■ Work to complete
Pictures stay out of the copy; restate everything else in the material exactly.

■ Given data
▽
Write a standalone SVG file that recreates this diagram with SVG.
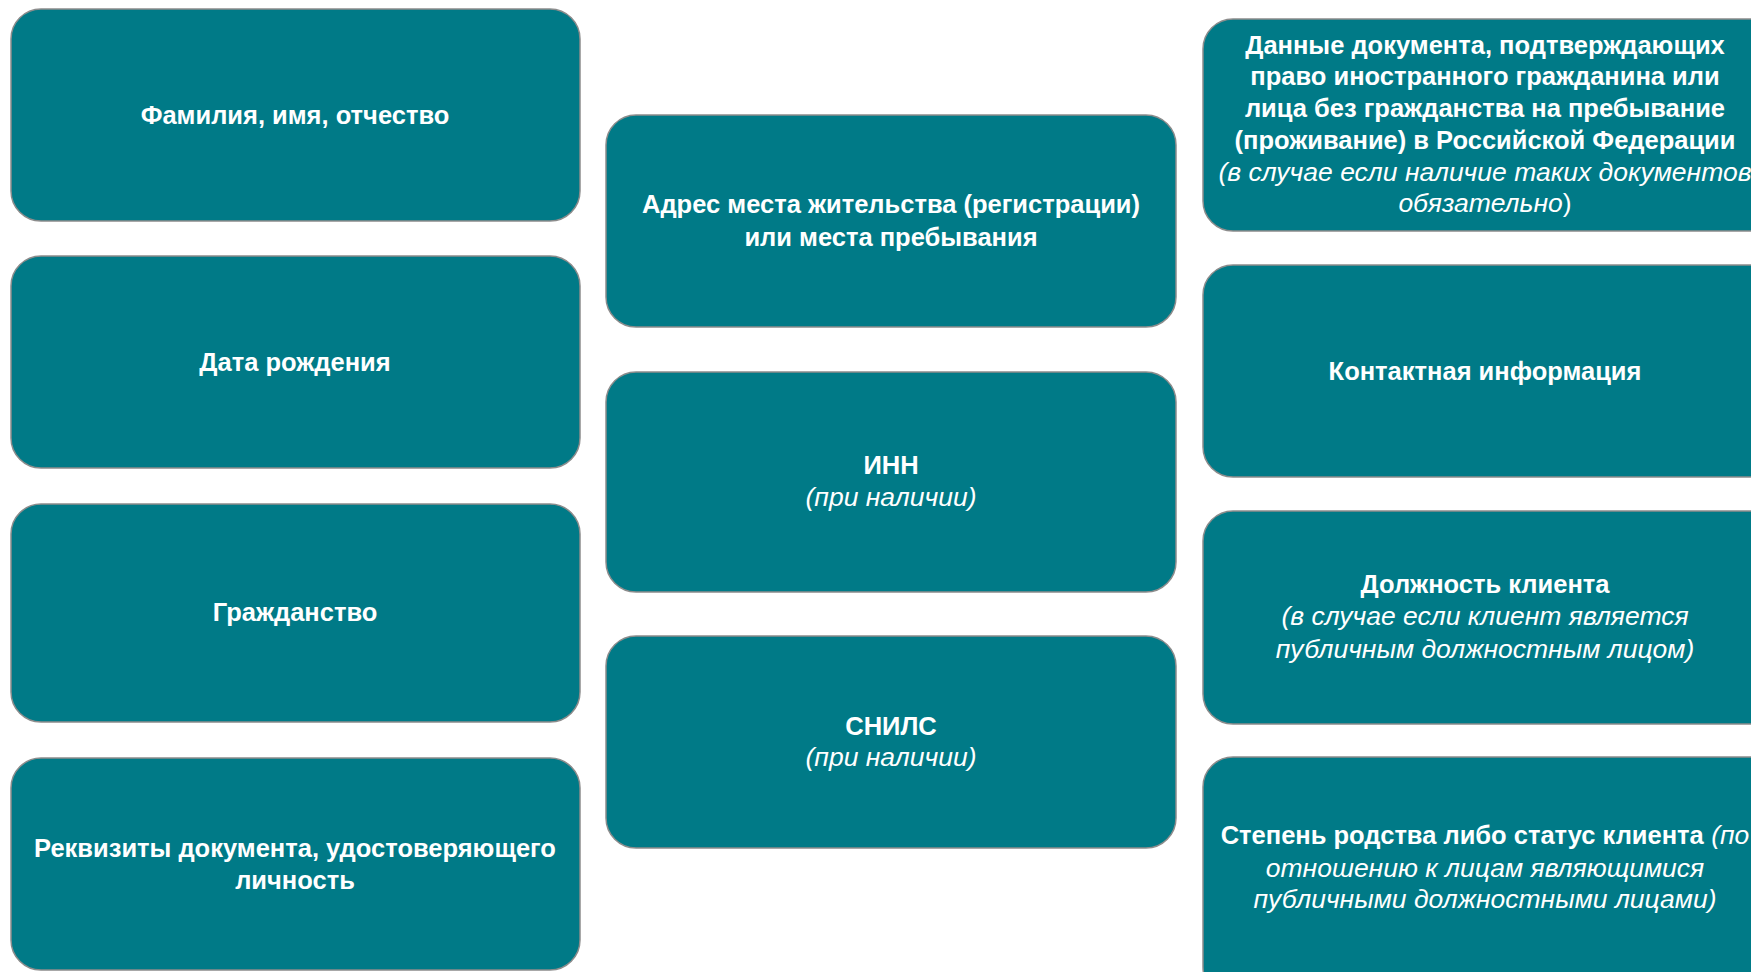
<svg xmlns="http://www.w3.org/2000/svg" width="1751" height="972" viewBox="0 0 1751 972">
<style>
.box{fill:#007A87;stroke:#8C8C8C;stroke-width:1.5}
text{font-family:"Liberation Sans",Arial,sans-serif;font-size:25.5px;fill:#FFFFFF;text-anchor:middle}
.b{font-weight:bold}
.i{font-style:italic;font-weight:normal;font-size:26.5px}
.u{font-style:normal}
</style>
<rect width="1751" height="972" fill="#FFFFFF"/>
<g id="connectors"/>
<g id="n-fio"><rect class="box" x="11" y="9" width="569" height="212" rx="30"/><text class="b" x="295" y="124">Фамилия, имя, отчество</text></g>
<g id="n-birth"><rect class="box" x="11" y="256" width="569" height="212" rx="30"/><text class="b" x="295" y="371">Дата рождения</text></g>
<g id="n-citizen"><rect class="box" x="11" y="504" width="569" height="218" rx="30"/><text class="b" x="295" y="621">Гражданство</text></g>
<g id="n-doc"><rect class="box" x="11" y="758" width="569" height="212" rx="30"/><text class="b" x="295" y="857">Реквизиты документа, удостоверяющего</text><text class="b" x="295" y="889">личность</text></g>
<g id="n-addr"><rect class="box" x="606" y="115" width="570" height="212" rx="30"/><text class="b" x="891" y="213">Адрес места жительства (регистрации)</text><text class="b" x="891" y="246">или места пребывания</text></g>
<g id="n-inn"><rect class="box" x="606" y="372" width="570" height="220" rx="30"/><text class="b" x="891" y="474">ИНН</text><text class="i" x="891" y="506">(при наличии)</text></g>
<g id="n-snils"><rect class="box" x="606" y="636" width="570" height="212" rx="30"/><text class="b" x="891" y="735">СНИЛС</text><text class="i" x="891" y="766">(при наличии)</text></g>
<g id="n-foreign"><rect class="box" x="1203" y="19" width="580" height="212" rx="30"/>
<text class="b" x="1485" y="54">Данные документа, подтверждающих</text>
<text class="b" x="1485" y="85">право иностранного гражданина или</text>
<text class="b" x="1485" y="117">лица без гражданства на пребывание</text>
<text class="b" x="1485" y="149">(проживание) в Российской Федерации</text>
<text class="i" x="1485" y="181">(в случае если наличие таких документов</text>
<text class="i" x="1485" y="212">обязательно<tspan class="u">)</tspan></text></g>
<g id="n-contact"><rect class="box" x="1203" y="265" width="580" height="212" rx="30"/><text class="b" x="1485" y="380">Контактная информация</text></g>
<g id="n-position"><rect class="box" x="1203" y="511" width="580" height="213" rx="30"/>
<text class="b" x="1485" y="593">Должность клиента</text>
<text class="i" x="1485" y="625">(в случае если клиент является</text>
<text class="i" x="1485" y="658">публичным должностным лицом)</text></g>
<g id="n-kin"><rect class="box" x="1203" y="757" width="580" height="240" rx="30"/>
<text x="1485" y="844"><tspan class="b">Степень родства либо статус клиента</tspan><tspan class="i"> (по</tspan></text>
<text class="i" x="1485" y="877">отношению к лицам являющимися</text>
<text class="i" x="1485" y="908">публичными должностными лицами)</text></g>
</svg>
△
■ Result
Write a standalone SVG file that recreates this diagram with SVG.
<svg xmlns="http://www.w3.org/2000/svg" width="1751" height="972" viewBox="0 0 1751 972">
<style>
.box{fill:#007A87;stroke:#8C8C8C;stroke-width:1.5}
text{font-family:"Liberation Sans",Arial,sans-serif;font-size:25.5px;fill:#FFFFFF;text-anchor:middle}
.b{font-weight:bold}
.i{font-style:italic;font-weight:normal;font-size:26.5px}
.u{font-style:normal}
</style>
<rect width="1751" height="972" fill="#FFFFFF"/>
<g id="connectors"/>
<g id="n-fio"><rect class="box" x="11" y="9" width="569" height="212" rx="30"/><text class="b" x="295" y="124">Фамилия, имя, отчество</text></g>
<g id="n-birth"><rect class="box" x="11" y="256" width="569" height="212" rx="30"/><text class="b" x="295" y="371">Дата рождения</text></g>
<g id="n-citizen"><rect class="box" x="11" y="504" width="569" height="218" rx="30"/><text class="b" x="295" y="621">Гражданство</text></g>
<g id="n-doc"><rect class="box" x="11" y="758" width="569" height="212" rx="30"/><text class="b" x="295" y="857">Реквизиты документа, удостоверяющего</text><text class="b" x="295" y="889">личность</text></g>
<g id="n-addr"><rect class="box" x="606" y="115" width="570" height="212" rx="30"/><text class="b" x="891" y="213">Адрес места жительства (регистрации)</text><text class="b" x="891" y="246">или места пребывания</text></g>
<g id="n-inn"><rect class="box" x="606" y="372" width="570" height="220" rx="30"/><text class="b" x="891" y="474">ИНН</text><text class="i" x="891" y="506">(при наличии)</text></g>
<g id="n-snils"><rect class="box" x="606" y="636" width="570" height="212" rx="30"/><text class="b" x="891" y="735">СНИЛС</text><text class="i" x="891" y="766">(при наличии)</text></g>
<g id="n-foreign"><rect class="box" x="1203" y="19" width="580" height="212" rx="30"/>
<text class="b" x="1485" y="54">Данные документа, подтверждающих</text>
<text class="b" x="1485" y="85">право иностранного гражданина или</text>
<text class="b" x="1485" y="117">лица без гражданства на пребывание</text>
<text class="b" x="1485" y="149">(проживание) в Российской Федерации</text>
<text class="i" x="1485" y="181">(в случае если наличие таких документов</text>
<text class="i" x="1485" y="212">обязательно<tspan class="u">)</tspan></text></g>
<g id="n-contact"><rect class="box" x="1203" y="265" width="580" height="212" rx="30"/><text class="b" x="1485" y="380">Контактная информация</text></g>
<g id="n-position"><rect class="box" x="1203" y="511" width="580" height="213" rx="30"/>
<text class="b" x="1485" y="593">Должность клиента</text>
<text class="i" x="1485" y="625">(в случае если клиент является</text>
<text class="i" x="1485" y="658">публичным должностным лицом)</text></g>
<g id="n-kin"><rect class="box" x="1203" y="757" width="580" height="240" rx="30"/>
<text x="1485" y="844"><tspan class="b">Степень родства либо статус клиента</tspan><tspan class="i"> (по</tspan></text>
<text class="i" x="1485" y="877">отношению к лицам являющимися</text>
<text class="i" x="1485" y="908">публичными должностными лицами)</text></g>
</svg>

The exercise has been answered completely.